Daily Devotional
"No one can serve two masters, for either he will hate the one and love the other, or he will be devoted to the one and despise the other. You cannot serve God and money."
Matthew 6:24
Here Jesus reaches His climax, and He is not speaking loosely. The word for serve is the language of slavery, not the flexible arrangement of working two part time jobs. A slave was wholly owned by one master and could not divide his allegiance. The older word mammon is a personification of wealth, not a spiritual being, but it captures the truth that money, however neutral in itself, can become a functioning idol that competes for a disciple’s whole loyalty.
Why does money hold such godlike power over the soul? The theologian Herman Bavinck answers that the remarkable thing about money is that in itself it is nothing, yet it contains the promise to be everything. A bill is only paper; a coin is only metal; in another country it may be worthless. You are not truly attached to the dollar but to what it represents, an unlimited, undefined open door to anything you could ever want. And because the next dollar has not yet been spent, it has not yet disappointed you. Every dollar already spent has failed to fully satisfy, or you would not need to keep spending, but the next one still glitters with endless possibility. That is the deception. The idol is not the gold bar; it is the promise.

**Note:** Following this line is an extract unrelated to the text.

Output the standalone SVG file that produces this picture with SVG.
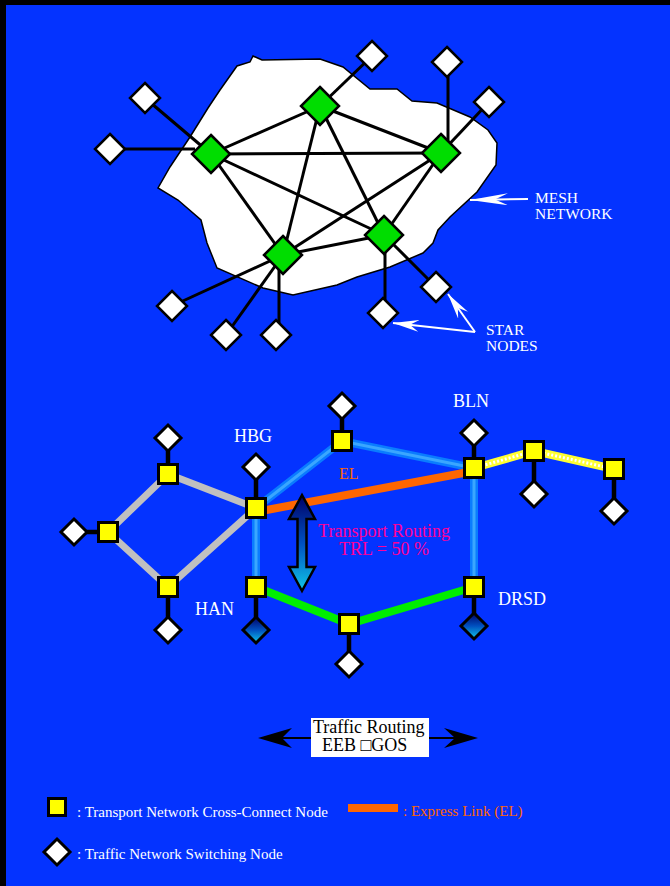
<svg xmlns="http://www.w3.org/2000/svg" width="670" height="886" viewBox="0 0 670 886">
  <style>
    .txt { font-family: "Liberation Serif", "Times New Roman", serif; }
    .lbl { font-size: 18px; fill: #ffffff; }
    .note { font-size: 15px; fill: #ffffff; }
    .callout { font-size: 15.5px; fill: #ffffff; }
    .mesh { stroke: #000; stroke-width: 3; fill: none; }
    .green { fill: #00dd00; stroke: #000; stroke-width: 2.5; }
    .star { fill: #ffffff; stroke: #000; stroke-width: 2.5; }
    .xc { fill: #ffff00; stroke: #000; stroke-width: 3; }
    .sw { fill: #ffffff; stroke: #000; stroke-width: 3; }
    .swg { fill: url(#deep); stroke: #000; stroke-width: 3; }
    .stub { stroke: #000; stroke-width: 4.5; }
    .gray { stroke: #c0c0c0; stroke-width: 7; fill: none; }
    .blue { stroke: #0a7cff; stroke-width: 8; fill: none; }
    .blueIn { stroke: #3aa6ff; stroke-width: 3; fill: none; }
    .grn { stroke: #00ee00; stroke-width: 8; fill: none; }
    .exp { stroke: #ff6600; stroke-width: 8; fill: none; }
    .yel { stroke: #ffff33; stroke-width: 8; fill: none; }
    .yelIn { stroke: #ffffff; stroke-width: 3; stroke-dasharray: 2 2; fill: none; }
    .pointer { stroke: #ffffff; stroke-width: 2; fill: none; }
  </style>
  <defs>
    <linearGradient id="deep" x1="0" y1="0" x2="0" y2="1">
      <stop offset="0" stop-color="#000066"/>
      <stop offset="0.5" stop-color="#0050c0"/>
      <stop offset="1" stop-color="#10c8e8"/>
    </linearGradient>
    <marker id="barb" markerUnits="userSpaceOnUse" viewBox="0 0 26 12" markerWidth="26" markerHeight="12" refX="26" refY="6" orient="auto">
      <path d="M26,6 L0,0 L9,6 L0,12 Z" fill="#ffffff"/>
    </marker>
    <marker id="barbLong" markerUnits="userSpaceOnUse" viewBox="0 0 38 12" markerWidth="38" markerHeight="12" refX="38" refY="6" orient="auto">
      <path d="M38,6 L0,0 L13,6 L0,12 Z" fill="#ffffff"/>
    </marker>
  </defs>

  <!-- frame -->
  <rect x="0" y="0" width="670" height="886" fill="#000"/>
  <rect x="6" y="5" width="664" height="881" fill="#0433ff"/>

  <!-- mesh network cloud -->
  <path id="cloud" d="M253,56 L262,60 L320,59 L343,67 L370,89 L397,89 L412,101 L437,103 L470,117 L488,130 L497,143 L496,165 L477,192 L450,217 L438,230 L433,243 L423,253 L390,267 L357,277 L337,285 L293,295 L263,288 L217,268 L207,243 L201,220 L178,200 L158,188 L170,167 L190,137 L208,108 L220,90 L237,66 L250,62 Z" fill="#ffffff" stroke="#000" stroke-width="1.5"/>

  <!-- upper connectors: full mesh plus star spurs -->
  <g id="mesh-links" class="mesh">
    <line x1="211" y1="154" x2="320" y2="106"/>
    <line x1="211" y1="154" x2="441" y2="153"/>
    <line x1="211" y1="154" x2="283" y2="255"/>
    <line x1="211" y1="154" x2="384" y2="235"/>
    <line x1="320" y1="106" x2="441" y2="153"/>
    <line x1="320" y1="106" x2="283" y2="255"/>
    <line x1="320" y1="106" x2="384" y2="235"/>
    <line x1="441" y1="153" x2="283" y2="255"/>
    <line x1="441" y1="153" x2="384" y2="235"/>
    <line x1="283" y1="255" x2="384" y2="235"/>
    <line x1="145" y1="98" x2="211" y2="154"/>
    <line x1="110" y1="149" x2="195" y2="149"/>
    <line x1="372" y1="56" x2="320" y2="106"/>
    <line x1="448" y1="62" x2="448" y2="146"/>
    <line x1="489" y1="102" x2="441" y2="153"/>
    <line x1="172" y1="306" x2="283" y2="255"/>
    <line x1="226" y1="335" x2="283" y2="255"/>
    <line x1="279" y1="335" x2="279" y2="258"/>
    <line x1="385" y1="313" x2="385" y2="238"/>
    <line x1="436" y1="287" x2="384" y2="235"/>
  </g>

  <!-- mesh nodes -->
  <g id="mesh-node-w"><polygon class="green" points="211,135 230,154 211,173 192,154"/></g>
  <g id="mesh-node-n"><polygon class="green" points="320,87 339,106 320,125 301,106"/></g>
  <g id="mesh-node-e"><polygon class="green" points="441,134 460,153 441,172 422,153"/></g>
  <g id="mesh-node-sw"><polygon class="green" points="283,236 302,255 283,274 264,255"/></g>
  <g id="mesh-node-se"><polygon class="green" points="384,216 403,235 384,254 365,235"/></g>

  <!-- star nodes -->
  <g id="star-1"><polygon class="star" points="145,83 160,98 145,113 130,98"/></g>
  <g id="star-2"><polygon class="star" points="110,134 125,149 110,164 95,149"/></g>
  <g id="star-3"><polygon class="star" points="372,41 387,56 372,71 357,56"/></g>
  <g id="star-4"><polygon class="star" points="447,47 462,62 447,77 432,62"/></g>
  <g id="star-5"><polygon class="star" points="489,87 504,102 489,117 474,102"/></g>
  <g id="star-6"><polygon class="star" points="172,291 187,306 172,321 157,306"/></g>
  <g id="star-7"><polygon class="star" points="226,320 241,335 226,350 211,335"/></g>
  <g id="star-8"><polygon class="star" points="276,320 291,335 276,350 261,335"/></g>
  <g id="star-9"><polygon class="star" points="383,298 398,313 383,328 368,313"/></g>
  <g id="star-10"><polygon class="star" points="436,272 451,287 436,302 421,287"/></g>

  <!-- callouts -->
  <g id="callouts">
    <line class="pointer" x1="528" y1="199" x2="470" y2="200" marker-end="url(#barbLong)"/>
    <line class="pointer" x1="475" y1="332" x2="393" y2="323" marker-end="url(#barb)"/>
    <line class="pointer" x1="475" y1="332" x2="448" y2="294" marker-end="url(#barb)"/>
  </g>
  <text class="txt callout" x="535" y="203">MESH</text>
  <text class="txt callout" x="535" y="219">NETWORK</text>
  <text class="txt callout" x="486" y="335">STAR</text>
  <text class="txt callout" x="486" y="351">NODES</text>

  <!-- lower connectors -->
  <g id="links">
    <polyline class="gray" points="256,508 168,474 108,532 168,587 256,508"/>
    <polyline class="blue" points="256,587 256,508 342,441 474,468 474,587"/>
    <polyline class="blueIn" points="256,587 256,508 342,441 474,468 474,587"/>
    <polyline class="grn" points="256,587 349,624 474,587"/>
    <line class="exp" x1="256" y1="512" x2="474" y2="471"/>
    <polyline class="yel" points="474,468 534,451 614,469"/>
    <polyline class="yelIn" points="474,468 534,451 614,469"/>
    <line class="stub" x1="168" y1="474" x2="168" y2="438"/>
    <line class="stub" x1="108" y1="532" x2="74" y2="532"/>
    <line class="stub" x1="168" y1="587" x2="168" y2="630"/>
    <line class="stub" x1="256" y1="508" x2="256" y2="467"/>
    <line class="stub" x1="256" y1="587" x2="256" y2="630"/>
    <line class="stub" x1="342" y1="441" x2="342" y2="406"/>
    <line class="stub" x1="349" y1="624" x2="349" y2="664"/>
    <line class="stub" x1="474" y1="468" x2="474" y2="433"/>
    <line class="stub" x1="474" y1="587" x2="474" y2="626"/>
    <line class="stub" x1="534" y1="451" x2="534" y2="494"/>
    <line class="stub" x1="614" y1="469" x2="614" y2="511"/>
  </g>

  <!-- switching nodes -->
  <g id="sw-tl"><polygon class="sw" points="168,425 181,438 168,451 155,438"/></g>
  <g id="sw-l"><polygon class="sw" points="74,519 87,532 74,545 61,532"/></g>
  <g id="sw-bl"><polygon class="sw" points="168,617 181,630 168,643 155,630"/></g>
  <g id="sw-hbg"><polygon class="sw" points="256,454 269,467 256,480 243,467"/></g>
  <g id="sw-han"><polygon class="swg" points="256,617 269,630 256,643 243,630"/></g>
  <g id="sw-mt"><polygon class="sw" points="342,393 355,406 342,419 329,406"/></g>
  <g id="sw-bm"><polygon class="sw" points="349,651 362,664 349,677 336,664"/></g>
  <g id="sw-bln"><polygon class="sw" points="474,420 487,433 474,446 461,433"/></g>
  <g id="sw-drsd"><polygon class="swg" points="474,613 487,626 474,639 461,626"/></g>
  <g id="sw-r1"><polygon class="sw" points="534,481 547,494 534,507 521,494"/></g>
  <g id="sw-r2"><polygon class="sw" points="614,498 627,511 614,524 601,511"/></g>

  <!-- cross-connect nodes -->
  <g id="xc-tl"><rect class="xc" x="158.5" y="464.5" width="19" height="19"/></g>
  <g id="xc-l"><rect class="xc" x="98.5" y="522.5" width="19" height="19"/></g>
  <g id="xc-bl"><rect class="xc" x="158.5" y="577.5" width="19" height="19"/></g>
  <g id="xc-hbg"><rect class="xc" x="246.5" y="498.5" width="19" height="19"/></g>
  <g id="xc-han"><rect class="xc" x="246.5" y="577.5" width="19" height="19"/></g>
  <g id="xc-mt"><rect class="xc" x="332.5" y="431.5" width="19" height="19"/></g>
  <g id="xc-bm"><rect class="xc" x="339.5" y="614.5" width="19" height="19"/></g>
  <g id="xc-bln"><rect class="xc" x="464.5" y="458.5" width="19" height="19"/></g>
  <g id="xc-drsd"><rect class="xc" x="464.5" y="577.5" width="19" height="19"/></g>
  <g id="xc-r1"><rect class="xc" x="524.5" y="441.5" width="19" height="19"/></g>
  <g id="xc-r2"><rect class="xc" x="604.5" y="459.5" width="19" height="19"/></g>

  <!-- transport routing indicator -->
  <g id="trl-arrow">
    <path d="M302,495 L315,519 L306.5,519 L306.5,567 L315,567 L302,591 L289,567 L297.5,567 L297.5,519 L289,519 Z" fill="url(#deep)" stroke="#000" stroke-width="2.5" stroke-linejoin="miter"/>
  </g>

  <!-- labels -->
  <text class="txt lbl" x="234" y="442">HBG</text>
  <text class="txt lbl" x="195" y="615">HAN</text>
  <text class="txt lbl" x="453" y="407">BLN</text>
  <text class="txt lbl" x="498" y="605">DRSD</text>
  <text class="txt" x="339" y="479" font-size="16" fill="#ff6600">EL</text>
  <text class="txt" x="384" y="537" font-size="18" fill="#ff0099" text-anchor="middle">Transport Routing</text>
  <text class="txt" x="384" y="555" font-size="18" fill="#ff0099" text-anchor="middle">TRL = 50 %</text>

  <!-- traffic routing -->
  <g id="traffic-routing">
    <line x1="282" y1="738" x2="311" y2="738" stroke="#000" stroke-width="2"/>
    <polygon points="258,738 292,728 282,738 292,748" fill="#000"/>
    <line x1="429" y1="738" x2="455" y2="738" stroke="#000" stroke-width="2"/>
    <polygon points="478,738 444,728 455,738 444,748" fill="#000"/>
    <rect x="311" y="718" width="118" height="39" fill="#ffffff"/>
    <text class="txt" x="313" y="733" font-size="18" fill="#000">Traffic Routing</text>
    <text class="txt" x="322" y="751" font-size="18" fill="#000">EEB □GOS</text>
  </g>

  <!-- legend -->
  <g id="legend">
    <rect class="xc" x="48.5" y="798.5" width="17" height="17"/>
    <text class="txt note" x="77" y="817">: Transport Network Cross-Connect Node</text>
    <rect x="348" y="804" width="50" height="8" fill="#ff6600"/>
    <text class="txt" x="403" y="816" font-size="15" fill="#ff6600">: Express Link (EL)</text>
    <polygon class="sw" points="57,839 70,852 57,865 44,852"/>
    <text class="txt note" x="77" y="859">: Traffic Network Switching Node</text>
  </g>
</svg>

God will not accept a divided heart. He is not satisfied with a majority share of your life; He will not split lordship with the world. He will be Lord or He will not be God to you at all. Jesus draws the line as starkly as it can be drawn: not both and, but either or. The question is simply which master actually owns you.
Today's Challenge
Money promises to be everything while remaining nothing. What is the specific promise I keep asking money to keep for me, and how has it failed to deliver? Which master is actually directing my days?
Prayer
Lord, I confess that money often whispers promises I am quick to believe. I have asked it to give me what only You can give. Forgive my divided heart. Be my one Master, and free me from serving a god that is nothing but the promise of everything. Amen.